Maarten Voordouw, laboratoire de parasitologie, université de Neuchâtel, Suisse

vendredi 9 décembre 2011, à 11 heures, dans l'amphithéâtre Monge

Anopheles gambiae

Abstract

Trade-offs between anti-parasite defense mechanisms and other life history traits limit the evolution of host resistance to parasites and have important implications for understanding diseases such as malaria. Mosquitoes have not evolved complete resistance to malaria parasites and one hypothesis is that anti-malaria defense mechanisms are costly. We used matrix population models to compare the population growth rates among lines of Anopheles gambiae that had been selected for resistance or high susceptibility to the rodent malaria parasite, Plasmodium yoelii nigeriensis.
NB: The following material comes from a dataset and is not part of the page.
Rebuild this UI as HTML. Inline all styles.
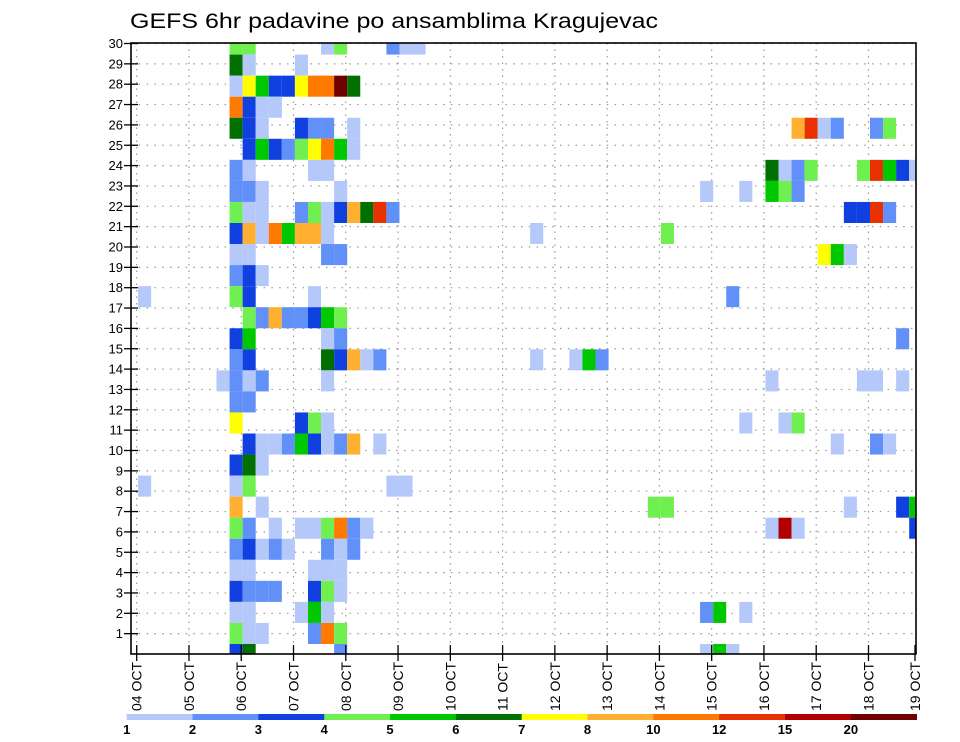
<!DOCTYPE html>
<html>
<head>
<meta charset="utf-8">
<style>
  html,body{margin:0;padding:0;background:#fff;}
  svg{display:block;font-family:"Liberation Sans",sans-serif;}
</style>
</head>
<body>
<svg id="chart" width="960" height="742" viewBox="0 0 960 742" xmlns="http://www.w3.org/2000/svg">
  <rect x="0" y="0" width="960" height="742" fill="#fff"/>
  <text x="130" y="28" font-size="21" textLength="528" lengthAdjust="spacingAndGlyphs" fill="#000">GEFS 6hr padavine po ansamblima Kragujevac</text>
  <defs><clipPath id="plotClip"><rect x="131" y="43" width="785" height="611"/></clipPath></defs>
  <g id="grid"></g>
  <g id="cells" clip-path="url(#plotClip)"></g>
  <g id="axes"></g>
  <g id="legend"></g>
</svg>
<script>
// ---- data ----
const dayLabels = ["04 OCT","05 OCT","06 OCT","07 OCT","08 OCT","09 OCT","10 OCT","11 OCT","12 OCT","13 OCT","14 OCT","15 OCT","16 OCT","17 OCT","18 OCT","19 OCT"];
const memberLabels = [1,2,3,4,5,6,7,8,9,10,11,12,13,14,15,16,17,18,19,20,21,22,23,24,25,26,27,28,29,30];
const levelValues = [1,2,3,4,5,6,7,8,10,12,15,20];
const levelColors = ["#b4c8fa","#6090f8","#1040e0","#70f050","#00c800","#007000","#ffff00","#ffb030","#ff7800","#e83000","#b00000","#700000"];

// each cell: ensemble band (0 = bottom), 6-hour step index, precipitation mm
const cellBand = [
 29,29,29,29,29,29,29,
 28,28,28,
 27,27,27,27,27,27,27,27,27,27,
 26,26,26,26,
 25,25,25,25,25,25,25,25,25,25,25,25,25,
 24,24,24,24,24,24,24,24,24,
 23,23,23,23,23,23,23,23,23,23,23,23,23,
 22,22,22,22,22,22,22,22,22,
 21,21,21,21,21,21,21,21,21,21,21,21,21,21,21,
 20,20,20,20,20,20,20,20,20,20,
 19,19,19,19,19,19,19,
 18,18,18,
 17,17,17,17,17,
 16,16,16,16,16,16,16,16,
 15,15,15,15,15,
 14,14,14,14,14,14,14,14,14,14,14,
 13,13,13,13,13,13,13,13,13,
 12,12,
 11,11,11,11,11,11,11,
 10,10,10,10,10,10,10,10,10,10,10,10,10,
 9,9,9,
 8,8,8,8,8,
 7,7,7,7,7,7,7,
 6,6,6,6,6,6,6,6,6,6,6,6,6,
 5,5,5,5,5,5,5,5,
 4,4,4,4,4,
 3,3,3,3,3,3,3,
 2,2,2,2,2,2,2,2,
 1,1,1,1,1,1,
 0,0,0,0,0,0
];
const cellStep = [
 8,9,15,16,20,21,22,
 8,9,13,
 8,9,10,11,12,13,14,15,16,17,
 8,9,10,11,
 8,9,10,13,14,15,17,51,52,53,54,57,58,
 9,10,11,12,13,14,15,16,17,
 8,9,14,15,49,50,51,52,56,57,58,59,60,
 8,9,10,16,44,47,49,50,51,
 8,9,10,13,14,15,16,17,18,19,20,55,56,57,58,
 8,9,10,11,12,13,14,15,31,41,
 8,9,15,16,53,54,55,
 8,9,10,
 1,8,9,14,46,
 9,10,11,12,13,14,15,16,
 8,9,15,16,59,
 8,9,15,16,17,18,19,31,34,35,36,
 7,8,9,10,15,49,56,57,59,
 8,9,
 8,13,14,15,47,50,51,
 9,10,11,12,13,14,15,16,17,19,54,57,58,
 8,9,10,
 1,8,9,20,21,
 8,10,40,41,55,59,60,
 8,9,11,13,14,15,16,17,18,49,50,51,60,
 8,9,10,11,12,15,16,17,
 8,9,14,15,16,
 8,9,10,11,14,15,16,
 8,9,13,14,15,44,45,47,
 8,9,10,14,15,16,
 8,9,16,44,45,46
];
const cellMm = [
 4.5,4.5,1.5,4.5,2.5,1.5,1.5,
 6.5,1.5,1.5,
 1.5,7.5,5.5,3.5,3.5,7.5,11,11,25,6.5,
 11,3.5,1.5,1.5,
 6.5,3.5,1.5,3.5,2.5,2.5,1.5,9,13.5,1.5,2.5,2.5,4.5,
 3.5,5.5,3.5,2.5,4.5,7.5,11,5.5,1.5,
 2.5,1.5,1.5,1.5,6.5,1.5,2.5,4.5,4.5,13.5,5.5,3.5,1.5,
 2.5,2.5,1.5,1.5,1.5,1.5,5.5,4.5,2.5,
 4.5,1.5,1.5,2.5,4.5,1.5,3.5,9,6.5,13.5,2.5,3.5,3.5,13.5,2.5,
 3.5,9,1.5,11,5.5,9,9,1.5,1.5,4.5,
 1.5,1.5,2.5,2.5,7.5,5.5,1.5,
 2.5,3.5,1.5,
 1.5,4.5,3.5,1.5,2.5,
 4.5,2.5,9,2.5,2.5,3.5,5.5,4.5,
 3.5,5.5,1.5,2.5,2.5,
 2.5,3.5,6.5,3.5,9,1.5,2.5,1.5,1.5,5.5,2.5,
 1.5,2.5,1.5,2.5,1.5,1.5,1.5,1.5,1.5,
 2.5,2.5,
 7.5,3.5,4.5,1.5,1.5,1.5,4.5,
 3.5,1.5,1.5,2.5,5.5,3.5,1.5,2.5,9,1.5,1.5,2.5,1.5,
 3.5,6.5,1.5,
 1.5,1.5,4.5,1.5,1.5,
 9,1.5,4.5,4.5,1.5,3.5,5.5,
 4.5,2.5,1.5,1.5,1.5,4.5,11,2.5,1.5,1.5,17,1.5,3.5,
 2.5,3.5,1.5,2.5,1.5,2.5,1.5,2.5,
 1.5,1.5,1.5,1.5,1.5,
 3.5,2.5,2.5,2.5,3.5,4.5,1.5,
 1.5,1.5,1.5,5.5,1.5,2.5,5.5,1.5,
 4.5,1.5,1.5,2.5,11,4.5,
 3.5,6.5,2.5,1.5,5.5,1.5
];

// ---- geometry / scales ----
const plotL = 131, plotR = 916, plotT = 43, plotB = 654;
const NS = "http://www.w3.org/2000/svg";
function dayX(d){ return Math.min(136.7 + d * 52.27, plotR - 1); }
function stepLeft(s){ return 125 + s * 13.07; }
const stepW = 13.07;
function bandTop(b){ return 644 - b * 21.05; }
const bandH = 21.05;
function memberY(k){ return plotB - k * 20.35; }
function colorFor(v){
  let idx = -1;
  for (let i = 0; i < levelValues.length; i++) if (v >= levelValues[i]) idx = i;
  return idx < 0 ? null : levelColors[idx];
}
function mk(tag, attrs, parent){
  const el = document.createElementNS(NS, tag);
  for (const k in attrs) el.setAttribute(k, attrs[k]);
  parent.appendChild(el);
  return el;
}

// ---- grid ----
const grid = document.getElementById('grid');
for (let k = 1; k <= 30; k++) {
  const y = memberY(k);
  const ln = mk('line', {x1: plotL, x2: plotR, y1: y, y2: y, stroke: '#999', 'stroke-width': 1.2, 'stroke-dasharray': '1.5 6.3'}, grid);
  
  
}
for (let d = 0; d < 15; d++) {
  const x = dayX(d);
  const ln = mk('line', {x1: x, x2: x, y1: plotT, y2: plotB, stroke: '#999', 'stroke-width': 1.2, 'stroke-dasharray': '1.5 5'}, grid);
  
  
}

// ---- cells ----
const cellsG = document.getElementById('cells');
for (let i = 0; i < cellMm.length; i++) {
  const c = colorFor(cellMm[i]);
  if (!c) continue;
  const r = mk('rect', {x: stepLeft(cellStep[i]), y: bandTop(cellBand[i]), width: stepW, height: bandH, fill: c}, cellsG);
  
  
}

// ---- axes ----
const axes = document.getElementById('axes');
mk('rect', {x: plotL, y: plotT, width: plotR - plotL, height: plotB - plotT, fill: 'none', stroke: '#000', 'stroke-width': 1.6}, axes);
for (let k = 0; k < memberLabels.length; k++) {
  const y = memberY(memberLabels[k]);
  mk('line', {x1: 124, x2: 138, y1: y, y2: y, stroke: '#000', 'stroke-width': 1.3}, axes);
  const t = mk('text', {x: 123, y: y + 4.5, 'font-size': 13, 'text-anchor': 'end', fill: '#000'}, axes);
  t.textContent = memberLabels[k];
  
  
}
for (let d = 0; d < dayLabels.length; d++) {
  const x = dayX(d);
  mk('line', {x1: x, x2: x, y1: 645, y2: 661, stroke: '#000', 'stroke-width': 1.3}, axes);
  const t = mk('text', {x: 0, y: 0, 'font-size': 14, 'text-anchor': 'start', fill: '#000', transform: 'translate(' + (x + 5) + ',711) rotate(-90)'}, axes);
  t.textContent = dayLabels[d];
  
  
}

// ---- legend ----
const legend = document.getElementById('legend');
const legL = 126.7, legR = 916.7, segW = (legR - legL) / levelColors.length;
for (let i = 0; i < levelColors.length; i++) {
  const r = mk('rect', {x: legL + i * segW, y: 714, width: segW + 0.3, height: 6, fill: levelColors[i]}, legend);
  
  
  const t = mk('text', {x: legL + i * segW, y: 734, 'font-size': 13, 'font-weight': 'bold', 'text-anchor': 'middle', fill: '#000'}, legend);
  t.textContent = levelValues[i];
  
  
}
</script>
</body>
</html>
The population growth rate of the resistant line was significantly lower than that of the highly susceptible and the unselected control lines, regardless of whether mosquitoes were infected with Plasmodium or not. The lower population growth of malaria-resistant mosquitoes was caused by reduced post blood-feeding survival of females and poor egg hatching. With respect to eradicating malaria, the strategy of releasing Plasmodium-resistant Anopheles mosquitoes is unlikely to be successful if the costs of Plasmodium-resistance in the field are as great as the ones measured in this study.